Implementing SMS is not a panacea against accidents. There is, however, a lot of evidence to show that SMS has a positive impact on the way organizations make decisions and manage risk. In particular, some organizations have adopted more formal, structured approaches to searching for and documenting hazards (i.e. a "mindful infrastructure") causing their decision-making criteria to shift conservatively. By implementing such process changes, thinking about what might go wrong becomes part "of the way people go about their work" and "part of (that) organization's culture".

SMS allows organizations to receive more reports from employees about 'near misses', events they would not have heard about previously, but only when employees feel "safe" to report and confident that their reports will be acted upon. These reports can help organizations to identify "drift" and the "boundaries of safe operation". Amplifying 'weak signals' and self-auditing their safety management processes continues to be a challenge but will likely improve as companies gain more experience and their SMS matures.

Slide 30: Conclusion

SMS is only as effective as the organizational safety culture in which it is embedded. SMS won't take hold unless there is a strong underlying commitment and buy-in to safety. But just wanting operations to be safe won't create safety, not unless this commitment is also supported by 'mindful' processes such as formal risk assessments, increased reporting, tracking of safety deficiencies and effective follow-up. While these process changes can stimulate changes in culture, they will only be sustainable in the long term if they are seen to add value.

This has important implications for the successful implementation of SMS:

- Organizations must recognize that it will take unrelenting commitment, time, resources and perseverance to implement an effective SMS.

- Regulators must be sensitive to the challenges companies face as they transition to SMS, and diligent in how they conduct compliance and safety oversight activities. Based on the experience to date, there is a risk that some short-sighted companies will take a minimalist, bureaucratic, or checklist approach to adopting SMS and yet believe they are 'safe' because they have a 'compliant' SMS.

- Inadequate policies covering the use of safety data (e.g. for litigation or enforcement purposes) and increased criminalization of human error will discourage open reporting, a key component of an effective SMS.

- And accident investigators should continually strive to uncover the contextual drivers that influence decision-making, goal conflicts, employee adaptations and 'non-compliance' with formally documented rules, procedures and safe practices to facilitate organizational learning and effective follow-up after an occurrence.

Slide 31: Watchlist

Back in March, around the same time the TSB turned 20, we issued our Watchlist.

We did it because time and again, our investigators have arrived at the scene of an accident to find the same old safety issues-unresolved issues-that remain in need of attention.

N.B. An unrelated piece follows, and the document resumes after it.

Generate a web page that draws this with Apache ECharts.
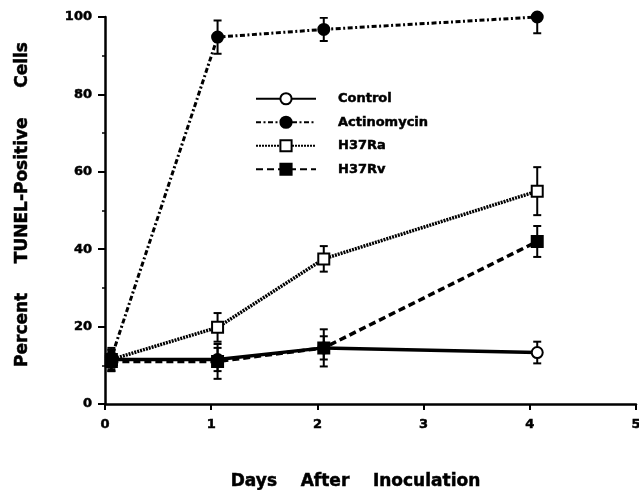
<!DOCTYPE html>
<html>
<head>
<meta charset="utf-8">
<script src="https://cdn.jsdelivr.net/npm/echarts@6/dist/echarts.min.js"></script>
<style>html,body{margin:0;padding:0;background:#fff;overflow:hidden}#c{width:639px;height:490px}</style>
</head>
<body>
<div id="c"></div>
<script>
var days = [0.06, 1.06, 2.06, 4.07];
var xTicks = [0, 1, 2, 3, 4, 5];
var yTicks = [0, 20, 40, 60, 80, 100];
var seriesNames = ['Control', 'Actinomycin', 'H37Ra', 'H37Rv'];
var controlVals = [11.5, 11.5, 14.5, 13.3];
var controlErr = [3, 3, 3, 2.8];
var actinoVals = [12, 94.8, 96.8, 100];
var actinoErr = [2, 4.3, 3, 4.2];
var ra37Vals = [11.5, 19.8, 37.5, 55];
var ra37Err = [2.5, 3.7, 3.3, 6.2];
var rv37Vals = [11, 11, 14.5, 42];
var rv37Err = [2.5, 4.5, 4.8, 4];

var chart = echarts.init(document.getElementById('c'));
var FONT = 'DejaVu Sans';
var heavy = { textBorderColor: '#000', textBorderWidth: 0.5 };

function pairs(vals) { return vals.map(function (v, i) { return [days[i], v]; }); }
function errData(vals, errs) { return vals.map(function (v, i) { return [days[i], v - errs[i], v + errs[i]]; }); }

function errSeries(vals, errs) {
  return {
    type: 'custom',
    data: errData(vals, errs),
    clip: true,
    silent: true,
    z: 1,
    renderItem: function (params, api) {
      var x = api.value(0);
      var lo = api.coord([x, api.value(1)]);
      var hi = api.coord([x, Math.min(api.value(2), 100)]);
      var w = 4;
      var st = { stroke: '#000', lineWidth: 2 };
      var children = [
        { type: 'line', shape: { x1: lo[0], y1: lo[1], x2: hi[0], y2: hi[1] }, style: st },
        { type: 'line', shape: { x1: lo[0] - w, y1: lo[1], x2: lo[0] + w, y2: lo[1] }, style: st }
      ];
      if (api.value(2) <= 100) {
        children.push({ type: 'line', shape: { x1: hi[0] - w, y1: hi[1], x2: hi[0] + w, y2: hi[1] }, style: st });
      }
      return { type: 'group', children: children };
    }
  };
}

function lineSeries(name, vals, type, width, symbol, filled) {
  return {
    name: name,
    type: 'line',
    data: pairs(vals),
    symbol: symbol,
    symbolSize: 11,
    showSymbol: true,
    z: 3,
    lineStyle: { color: '#000', width: width, type: type },
    itemStyle: { color: filled ? '#000' : '#fff', borderColor: '#000', borderWidth: 2 },
    emphasis: { disabled: true },
    animation: false
  };
}

function txt(size, extra) {
  return Object.assign({ fontFamily: FONT, fontWeight: 'bold', fontSize: size, color: '#000' }, heavy, extra || {});
}

chart.setOption({
  animation: false,
  backgroundColor: '#fff',
  grid: { left: 105, right: 3, top: 17, bottom: 86, containLabel: false, outerBoundsMode: 'none' },
  legend: {
    orient: 'vertical',
    left: 255,
    top: 92,
    padding: 0,
    itemWidth: 60,
    itemHeight: 14,
    itemGap: 10,
    data: seriesNames,
    textStyle: txt(13, { padding: [0, 0, 0, 17] })
  },
  xAxis: {
    type: 'value',
    min: 0, max: 5, interval: 1,
    name: 'Days    After    Inoculation',
    nameLocation: 'middle',
    nameGap: 69,
    nameTextStyle: txt(17, { padding: [0, 30, 0, 0] }),
    axisLine: { lineStyle: { color: '#000', width: 2.5 } },
    axisTick: { show: true, length: 6, lineStyle: { color: '#000', width: 2 } },
    axisLabel: Object.assign(txt(13), { margin: 14,
      formatter: function (v) { return xTicks.indexOf(v) >= 0 ? String(v) : ''; } }),
    splitLine: { show: false }
  },
  yAxis: {
    type: 'value',
    min: 0, max: 100, interval: 20,
    name: 'Percent     TUNEL-Positive     Cells',
    nameLocation: 'middle',
    nameRotate: 90,
    nameGap: 74,
    nameTextStyle: txt(17, { padding: [0, 0, 0, 12] }),
    axisLine: { show: true, lineStyle: { color: '#000', width: 2.5 } },
    axisTick: { show: true, length: 7, lineStyle: { color: '#000', width: 2 } },
    minorTick: { show: true, splitNumber: 2, length: 3, lineStyle: { color: '#000', width: 1.5 } },
    axisLabel: Object.assign(txt(13), { margin: 13,
      formatter: function (v) { return yTicks.indexOf(v) >= 0 ? String(v) : ''; } }),
    splitLine: { show: false }
  },
  series: [
    errSeries(controlVals, controlErr),
    errSeries(actinoVals, actinoErr),
    errSeries(ra37Vals, ra37Err),
    errSeries(rv37Vals, rv37Err),
    lineSeries('Control', controlVals, 'solid', 3.5, 'circle', false),
    lineSeries('Actinomycin', actinoVals, [5, 2.5, 2, 2.5], 3, 'circle', true),
    lineSeries('H37Ra', ra37Vals, [2, 1], 3.5, 'rect', false),
    lineSeries('H37Rv', rv37Vals, [7, 4], 3.5, 'rect', true)
  ]
});
</script>
</body>
</html>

Of these issues, we singled out nine that pose the greatest risk to Canadians.

Two of these nine are what we call multi-modal: that is, they don't apply solely to air investigations, or to marine, or rail or pipelines. SMS is one of them.

The Board will continue to monitor the implementation and regulatory oversight of safety management systems in the transportation industry and share our findings with regulators, industry and Canadians.

Thank you very much for your attention. I'd be happy to take a few questions at this time.